- [Your task] Copy everything in the data below exactly except the pictures.

- [Data shown]

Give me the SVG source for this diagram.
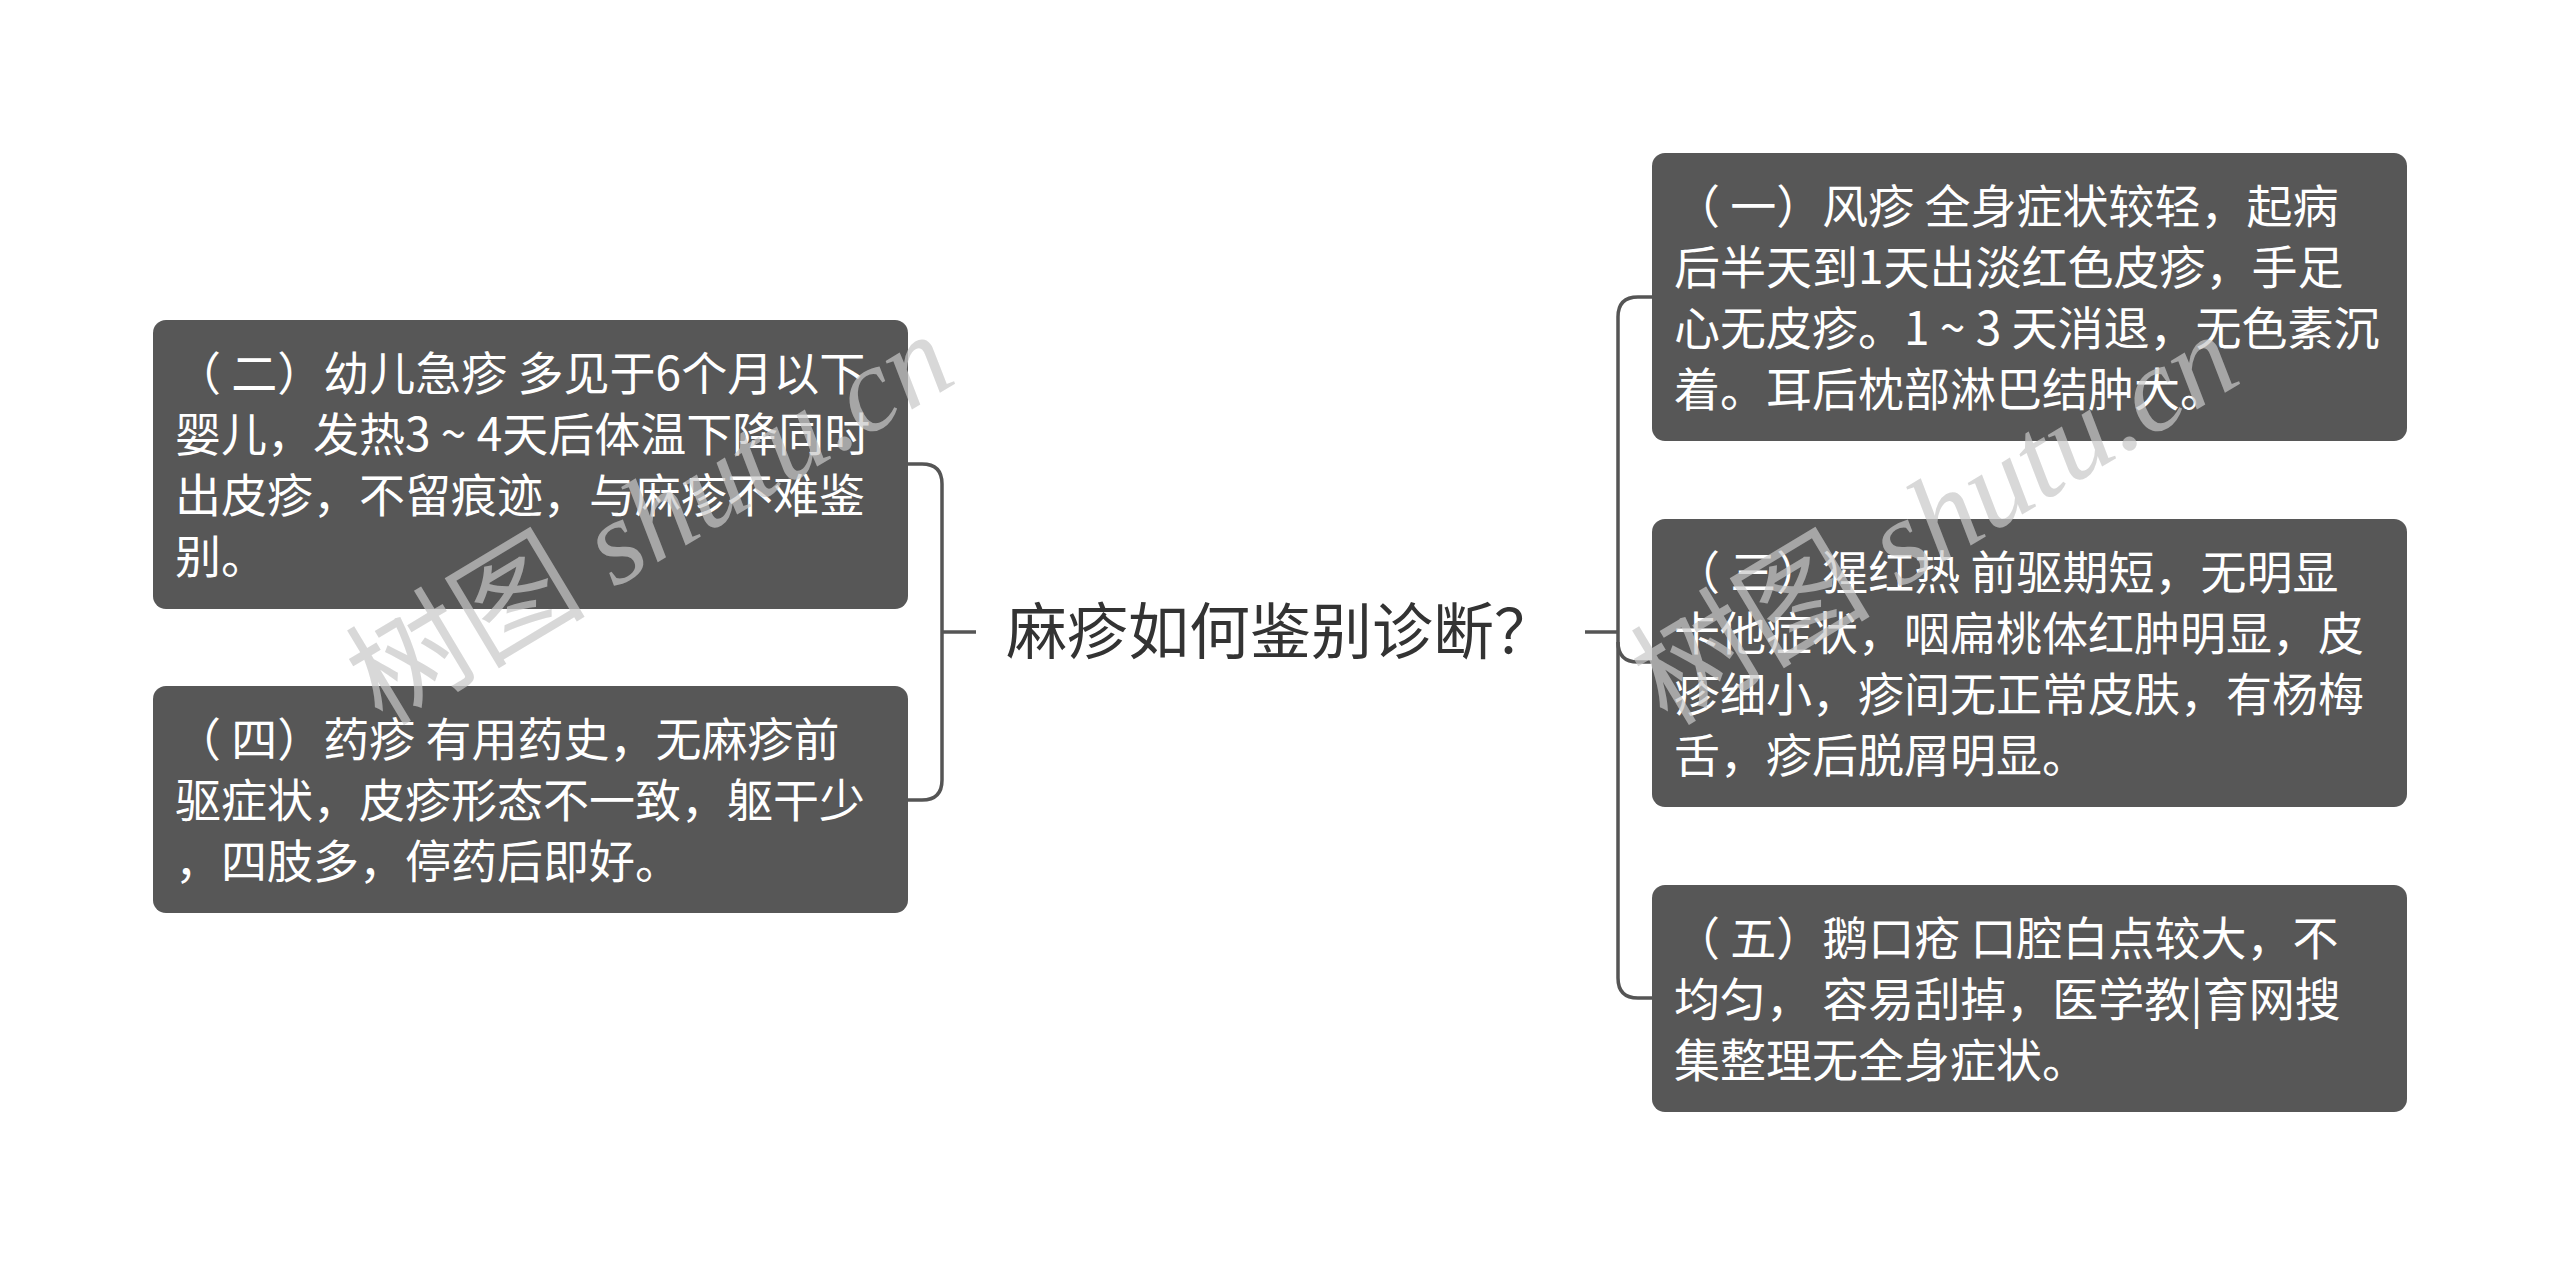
<svg xmlns="http://www.w3.org/2000/svg" width="2560" height="1265" viewBox="0 0 2560 1265">
<style>
.box{fill:#575757;}
.t{font-family:"Noto Sans CJK SC","Noto Sans",sans-serif;font-size:46px;fill:#ffffff;}
.title{font-family:"Noto Sans CJK SC","Noto Sans",sans-serif;font-size:61px;fill:#333333;}
.conn{fill:none;stroke:#555555;stroke-width:3.5;}
.wm{font-family:"Liberation Serif","Noto Sans CJK SC",serif;font-size:120px;fill:#c8c8c8;fill-opacity:0.7;}
</style>
<rect width="2560" height="1265" fill="#ffffff"/>
<g id="connectors">
<path class="conn" d="M942,632 H976"/>
<path class="conn" d="M908,464 H922 Q942,464 942,484 V780 Q942,800 922,800 H908"/>
<path class="conn" d="M1585,632 H1618"/>
<path class="conn" d="M1652,297 H1638 Q1618,297 1618,317 V978 Q1618,998 1638,998 H1652"/>
<path class="conn" d="M1618,642 Q1618,662 1638,662 H1652"/>
</g>
<g id="root">
<text class="title" x="1006" y="654">麻疹如何鉴别诊断？</text>
</g>
<g id="node-2">
<rect class="box" x="153" y="320" width="755" height="289" rx="13"/>
<text class="t" x="175" y="390">（ 二）幼儿急疹 多见于6个月以下</text>
<text class="t" x="175" y="451">婴儿，发热3 ~ 4天后体温下降同时</text>
<text class="t" x="175" y="512">出皮疹，不留痕迹，与麻疹不难鉴</text>
<text class="t" x="175" y="573">别。</text>
</g>
<g id="node-4">
<rect class="box" x="153" y="686" width="755" height="227" rx="13"/>
<text class="t" x="175" y="756">（ 四）药疹 有用药史，无麻疹前</text>
<text class="t" x="175" y="817">驱症状，皮疹形态不一致，躯干少</text>
<text class="t" x="175" y="878">，四肢多，停药后即好。</text>
</g>
<g id="node-1">
<rect class="box" x="1652" y="153" width="755" height="288" rx="13"/>
<text class="t" x="1674" y="223">（ 一）风疹 全身症状较轻，起病</text>
<text class="t" x="1674" y="284">后半天到1天出淡红色皮疹，手足</text>
<text class="t" x="1674" y="345">心无皮疹。1 ~ 3 天消退，无色素沉</text>
<text class="t" x="1674" y="406">着。耳后枕部淋巴结肿大。</text>
</g>
<g id="node-3">
<rect class="box" x="1652" y="519" width="755" height="288" rx="13"/>
<text class="t" x="1674" y="589">（ 三）猩红热 前驱期短，无明显</text>
<text class="t" x="1674" y="650">卡他症状，咽扁桃体红肿明显，皮</text>
<text class="t" x="1674" y="711">疹细小，疹间无正常皮肤，有杨梅</text>
<text class="t" x="1674" y="772">舌，疹后脱屑明显。</text>
</g>
<g id="node-5">
<rect class="box" x="1652" y="885" width="755" height="227" rx="13"/>
<text class="t" x="1674" y="955">（ 五）鹅口疮 口腔白点较大，不</text>
<text class="t" x="1674" y="1016" xml:space="preserve">均匀， 容易刮掉，医学教|育网搜</text>
<text class="t" x="1674" y="1077">集整理无全身症状。</text>
</g>
<g id="watermarks">
<text class="wm" transform="translate(650,519) rotate(-31)" text-anchor="middle" dominant-baseline="central">树图 <tspan font-style="italic">shutu.cn</tspan></text>
<text class="wm" transform="translate(1935,519) rotate(-31)" text-anchor="middle" dominant-baseline="central">树图 <tspan font-style="italic">shutu.cn</tspan></text>
</g>
</svg>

- [Exercise response]
Give me the SVG source for this diagram.
<svg xmlns="http://www.w3.org/2000/svg" width="2560" height="1265" viewBox="0 0 2560 1265">
<style>
.box{fill:#575757;}
.t{font-family:"Noto Sans CJK SC","Noto Sans",sans-serif;font-size:46px;fill:#ffffff;}
.title{font-family:"Noto Sans CJK SC","Noto Sans",sans-serif;font-size:61px;fill:#333333;}
.conn{fill:none;stroke:#555555;stroke-width:3.5;}
.wm{font-family:"Liberation Serif","Noto Sans CJK SC",serif;font-size:120px;fill:#c8c8c8;fill-opacity:0.7;}
</style>
<rect width="2560" height="1265" fill="#ffffff"/>
<g id="connectors">
<path class="conn" d="M942,632 H976"/>
<path class="conn" d="M908,464 H922 Q942,464 942,484 V780 Q942,800 922,800 H908"/>
<path class="conn" d="M1585,632 H1618"/>
<path class="conn" d="M1652,297 H1638 Q1618,297 1618,317 V978 Q1618,998 1638,998 H1652"/>
<path class="conn" d="M1618,642 Q1618,662 1638,662 H1652"/>
</g>
<g id="root">
<text class="title" x="1006" y="654">麻疹如何鉴别诊断？</text>
</g>
<g id="node-2">
<rect class="box" x="153" y="320" width="755" height="289" rx="13"/>
<text class="t" x="175" y="390">（ 二）幼儿急疹 多见于6个月以下</text>
<text class="t" x="175" y="451">婴儿，发热3 ~ 4天后体温下降同时</text>
<text class="t" x="175" y="512">出皮疹，不留痕迹，与麻疹不难鉴</text>
<text class="t" x="175" y="573">别。</text>
</g>
<g id="node-4">
<rect class="box" x="153" y="686" width="755" height="227" rx="13"/>
<text class="t" x="175" y="756">（ 四）药疹 有用药史，无麻疹前</text>
<text class="t" x="175" y="817">驱症状，皮疹形态不一致，躯干少</text>
<text class="t" x="175" y="878">，四肢多，停药后即好。</text>
</g>
<g id="node-1">
<rect class="box" x="1652" y="153" width="755" height="288" rx="13"/>
<text class="t" x="1674" y="223">（ 一）风疹 全身症状较轻，起病</text>
<text class="t" x="1674" y="284">后半天到1天出淡红色皮疹，手足</text>
<text class="t" x="1674" y="345">心无皮疹。1 ~ 3 天消退，无色素沉</text>
<text class="t" x="1674" y="406">着。耳后枕部淋巴结肿大。</text>
</g>
<g id="node-3">
<rect class="box" x="1652" y="519" width="755" height="288" rx="13"/>
<text class="t" x="1674" y="589">（ 三）猩红热 前驱期短，无明显</text>
<text class="t" x="1674" y="650">卡他症状，咽扁桃体红肿明显，皮</text>
<text class="t" x="1674" y="711">疹细小，疹间无正常皮肤，有杨梅</text>
<text class="t" x="1674" y="772">舌，疹后脱屑明显。</text>
</g>
<g id="node-5">
<rect class="box" x="1652" y="885" width="755" height="227" rx="13"/>
<text class="t" x="1674" y="955">（ 五）鹅口疮 口腔白点较大，不</text>
<text class="t" x="1674" y="1016" xml:space="preserve">均匀， 容易刮掉，医学教|育网搜</text>
<text class="t" x="1674" y="1077">集整理无全身症状。</text>
</g>
<g id="watermarks">
<text class="wm" transform="translate(650,519) rotate(-31)" text-anchor="middle" dominant-baseline="central">树图 <tspan font-style="italic">shutu.cn</tspan></text>
<text class="wm" transform="translate(1935,519) rotate(-31)" text-anchor="middle" dominant-baseline="central">树图 <tspan font-style="italic">shutu.cn</tspan></text>
</g>
</svg>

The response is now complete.